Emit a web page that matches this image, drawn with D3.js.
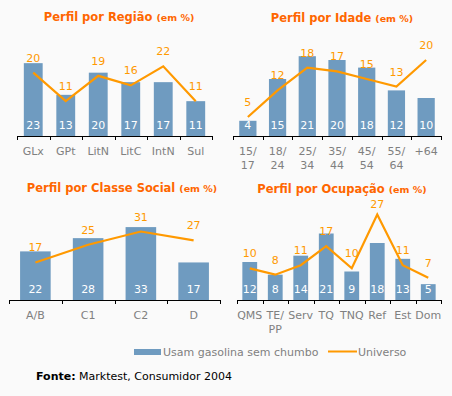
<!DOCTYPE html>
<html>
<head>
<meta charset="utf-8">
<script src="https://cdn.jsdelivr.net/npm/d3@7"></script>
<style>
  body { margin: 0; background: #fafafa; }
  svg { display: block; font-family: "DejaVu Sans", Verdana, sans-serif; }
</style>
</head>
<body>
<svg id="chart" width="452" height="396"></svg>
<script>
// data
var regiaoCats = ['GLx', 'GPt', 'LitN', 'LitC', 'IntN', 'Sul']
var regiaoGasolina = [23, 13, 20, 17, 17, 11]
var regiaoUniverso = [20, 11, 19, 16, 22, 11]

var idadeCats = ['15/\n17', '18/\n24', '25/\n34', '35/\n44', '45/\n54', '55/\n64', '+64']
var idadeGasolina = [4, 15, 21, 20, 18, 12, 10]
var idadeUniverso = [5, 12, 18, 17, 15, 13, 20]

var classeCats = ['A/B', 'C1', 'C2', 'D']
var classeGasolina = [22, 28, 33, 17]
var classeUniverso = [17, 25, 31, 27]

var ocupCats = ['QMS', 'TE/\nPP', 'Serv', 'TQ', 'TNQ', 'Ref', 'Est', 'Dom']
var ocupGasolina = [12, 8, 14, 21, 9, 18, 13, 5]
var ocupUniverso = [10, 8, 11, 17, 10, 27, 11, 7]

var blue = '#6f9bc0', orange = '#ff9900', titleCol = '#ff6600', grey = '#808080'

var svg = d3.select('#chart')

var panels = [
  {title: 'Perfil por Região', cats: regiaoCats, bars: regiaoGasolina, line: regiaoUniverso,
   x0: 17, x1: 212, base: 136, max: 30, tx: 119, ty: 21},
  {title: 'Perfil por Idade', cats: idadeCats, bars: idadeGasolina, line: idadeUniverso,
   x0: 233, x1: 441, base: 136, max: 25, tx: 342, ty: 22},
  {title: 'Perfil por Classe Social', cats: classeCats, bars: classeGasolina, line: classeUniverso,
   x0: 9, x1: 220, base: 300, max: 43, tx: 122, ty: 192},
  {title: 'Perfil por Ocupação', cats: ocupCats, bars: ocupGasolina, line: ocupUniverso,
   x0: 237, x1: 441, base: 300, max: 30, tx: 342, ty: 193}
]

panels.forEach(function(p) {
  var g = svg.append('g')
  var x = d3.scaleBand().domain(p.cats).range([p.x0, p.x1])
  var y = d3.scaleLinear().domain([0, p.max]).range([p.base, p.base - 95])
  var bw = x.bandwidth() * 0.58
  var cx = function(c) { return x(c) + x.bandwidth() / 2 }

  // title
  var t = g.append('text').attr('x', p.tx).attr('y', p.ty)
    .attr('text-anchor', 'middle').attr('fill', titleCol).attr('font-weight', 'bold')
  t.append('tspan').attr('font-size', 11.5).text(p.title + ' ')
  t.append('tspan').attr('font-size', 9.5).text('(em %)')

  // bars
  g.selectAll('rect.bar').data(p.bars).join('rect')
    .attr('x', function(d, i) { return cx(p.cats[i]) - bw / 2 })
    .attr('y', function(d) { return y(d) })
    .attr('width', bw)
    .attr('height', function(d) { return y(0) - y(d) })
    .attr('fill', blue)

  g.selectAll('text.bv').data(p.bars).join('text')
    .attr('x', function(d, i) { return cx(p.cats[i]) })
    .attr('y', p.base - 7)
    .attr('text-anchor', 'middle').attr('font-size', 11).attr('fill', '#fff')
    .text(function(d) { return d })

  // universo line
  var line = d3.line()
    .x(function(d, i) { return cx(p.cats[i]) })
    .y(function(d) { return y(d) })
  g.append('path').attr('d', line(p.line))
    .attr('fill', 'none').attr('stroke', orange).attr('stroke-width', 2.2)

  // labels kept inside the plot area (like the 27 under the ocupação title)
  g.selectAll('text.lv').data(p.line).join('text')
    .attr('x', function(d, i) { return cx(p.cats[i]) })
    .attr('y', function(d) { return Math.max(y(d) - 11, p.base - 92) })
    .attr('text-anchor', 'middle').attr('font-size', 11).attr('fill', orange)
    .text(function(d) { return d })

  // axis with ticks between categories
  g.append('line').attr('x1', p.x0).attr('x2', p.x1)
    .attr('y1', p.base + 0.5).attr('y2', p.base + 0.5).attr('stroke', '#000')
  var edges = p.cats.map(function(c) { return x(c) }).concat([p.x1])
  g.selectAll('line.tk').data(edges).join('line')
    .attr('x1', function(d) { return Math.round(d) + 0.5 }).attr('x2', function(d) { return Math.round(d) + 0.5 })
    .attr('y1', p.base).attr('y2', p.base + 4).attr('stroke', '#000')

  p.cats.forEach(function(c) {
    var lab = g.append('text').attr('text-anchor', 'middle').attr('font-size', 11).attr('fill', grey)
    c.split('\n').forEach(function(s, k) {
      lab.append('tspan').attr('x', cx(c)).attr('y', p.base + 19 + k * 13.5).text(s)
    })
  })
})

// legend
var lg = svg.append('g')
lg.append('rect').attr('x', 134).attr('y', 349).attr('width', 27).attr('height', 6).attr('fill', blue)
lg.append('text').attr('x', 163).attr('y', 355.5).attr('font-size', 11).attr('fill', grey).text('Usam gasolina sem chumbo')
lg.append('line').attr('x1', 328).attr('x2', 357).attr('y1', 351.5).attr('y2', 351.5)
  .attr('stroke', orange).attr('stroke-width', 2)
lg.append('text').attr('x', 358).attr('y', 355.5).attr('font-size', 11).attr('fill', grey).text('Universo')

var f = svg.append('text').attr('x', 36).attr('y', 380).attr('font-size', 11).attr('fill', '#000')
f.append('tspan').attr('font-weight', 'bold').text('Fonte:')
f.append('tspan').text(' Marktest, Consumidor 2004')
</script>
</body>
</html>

### WHAT THE TASK REQUIRES
Write out each line again precisely as it appears, skipping every picture.

### REPLY
Emit a web page that matches this image, drawn with D3.js.
<!DOCTYPE html>
<html>
<head>
<meta charset="utf-8">
<script src="https://cdn.jsdelivr.net/npm/d3@7"></script>
<style>
  body { margin: 0; background: #fafafa; }
  svg { display: block; font-family: "DejaVu Sans", Verdana, sans-serif; }
</style>
</head>
<body>
<svg id="chart" width="452" height="396"></svg>
<script>
// data
var regiaoCats = ['GLx', 'GPt', 'LitN', 'LitC', 'IntN', 'Sul']
var regiaoGasolina = [23, 13, 20, 17, 17, 11]
var regiaoUniverso = [20, 11, 19, 16, 22, 11]

var idadeCats = ['15/\n17', '18/\n24', '25/\n34', '35/\n44', '45/\n54', '55/\n64', '+64']
var idadeGasolina = [4, 15, 21, 20, 18, 12, 10]
var idadeUniverso = [5, 12, 18, 17, 15, 13, 20]

var classeCats = ['A/B', 'C1', 'C2', 'D']
var classeGasolina = [22, 28, 33, 17]
var classeUniverso = [17, 25, 31, 27]

var ocupCats = ['QMS', 'TE/\nPP', 'Serv', 'TQ', 'TNQ', 'Ref', 'Est', 'Dom']
var ocupGasolina = [12, 8, 14, 21, 9, 18, 13, 5]
var ocupUniverso = [10, 8, 11, 17, 10, 27, 11, 7]

var blue = '#6f9bc0', orange = '#ff9900', titleCol = '#ff6600', grey = '#808080'

var svg = d3.select('#chart')

var panels = [
  {title: 'Perfil por Região', cats: regiaoCats, bars: regiaoGasolina, line: regiaoUniverso,
   x0: 17, x1: 212, base: 136, max: 30, tx: 119, ty: 21},
  {title: 'Perfil por Idade', cats: idadeCats, bars: idadeGasolina, line: idadeUniverso,
   x0: 233, x1: 441, base: 136, max: 25, tx: 342, ty: 22},
  {title: 'Perfil por Classe Social', cats: classeCats, bars: classeGasolina, line: classeUniverso,
   x0: 9, x1: 220, base: 300, max: 43, tx: 122, ty: 192},
  {title: 'Perfil por Ocupação', cats: ocupCats, bars: ocupGasolina, line: ocupUniverso,
   x0: 237, x1: 441, base: 300, max: 30, tx: 342, ty: 193}
]

panels.forEach(function(p) {
  var g = svg.append('g')
  var x = d3.scaleBand().domain(p.cats).range([p.x0, p.x1])
  var y = d3.scaleLinear().domain([0, p.max]).range([p.base, p.base - 95])
  var bw = x.bandwidth() * 0.58
  var cx = function(c) { return x(c) + x.bandwidth() / 2 }

  // title
  var t = g.append('text').attr('x', p.tx).attr('y', p.ty)
    .attr('text-anchor', 'middle').attr('fill', titleCol).attr('font-weight', 'bold')
  t.append('tspan').attr('font-size', 11.5).text(p.title + ' ')
  t.append('tspan').attr('font-size', 9.5).text('(em %)')

  // bars
  g.selectAll('rect.bar').data(p.bars).join('rect')
    .attr('x', function(d, i) { return cx(p.cats[i]) - bw / 2 })
    .attr('y', function(d) { return y(d) })
    .attr('width', bw)
    .attr('height', function(d) { return y(0) - y(d) })
    .attr('fill', blue)

  g.selectAll('text.bv').data(p.bars).join('text')
    .attr('x', function(d, i) { return cx(p.cats[i]) })
    .attr('y', p.base - 7)
    .attr('text-anchor', 'middle').attr('font-size', 11).attr('fill', '#fff')
    .text(function(d) { return d })

  // universo line
  var line = d3.line()
    .x(function(d, i) { return cx(p.cats[i]) })
    .y(function(d) { return y(d) })
  g.append('path').attr('d', line(p.line))
    .attr('fill', 'none').attr('stroke', orange).attr('stroke-width', 2.2)

  // labels kept inside the plot area (like the 27 under the ocupação title)
  g.selectAll('text.lv').data(p.line).join('text')
    .attr('x', function(d, i) { return cx(p.cats[i]) })
    .attr('y', function(d) { return Math.max(y(d) - 11, p.base - 92) })
    .attr('text-anchor', 'middle').attr('font-size', 11).attr('fill', orange)
    .text(function(d) { return d })

  // axis with ticks between categories
  g.append('line').attr('x1', p.x0).attr('x2', p.x1)
    .attr('y1', p.base + 0.5).attr('y2', p.base + 0.5).attr('stroke', '#000')
  var edges = p.cats.map(function(c) { return x(c) }).concat([p.x1])
  g.selectAll('line.tk').data(edges).join('line')
    .attr('x1', function(d) { return Math.round(d) + 0.5 }).attr('x2', function(d) { return Math.round(d) + 0.5 })
    .attr('y1', p.base).attr('y2', p.base + 4).attr('stroke', '#000')

  p.cats.forEach(function(c) {
    var lab = g.append('text').attr('text-anchor', 'middle').attr('font-size', 11).attr('fill', grey)
    c.split('\n').forEach(function(s, k) {
      lab.append('tspan').attr('x', cx(c)).attr('y', p.base + 19 + k * 13.5).text(s)
    })
  })
})

// legend
var lg = svg.append('g')
lg.append('rect').attr('x', 134).attr('y', 349).attr('width', 27).attr('height', 6).attr('fill', blue)
lg.append('text').attr('x', 163).attr('y', 355.5).attr('font-size', 11).attr('fill', grey).text('Usam gasolina sem chumbo')
lg.append('line').attr('x1', 328).attr('x2', 357).attr('y1', 351.5).attr('y2', 351.5)
  .attr('stroke', orange).attr('stroke-width', 2)
lg.append('text').attr('x', 358).attr('y', 355.5).attr('font-size', 11).attr('fill', grey).text('Universo')

var f = svg.append('text').attr('x', 36).attr('y', 380).attr('font-size', 11).attr('fill', '#000')
f.append('tspan').attr('font-weight', 'bold').text('Fonte:')
f.append('tspan').text(' Marktest, Consumidor 2004')
</script>
</body>
</html>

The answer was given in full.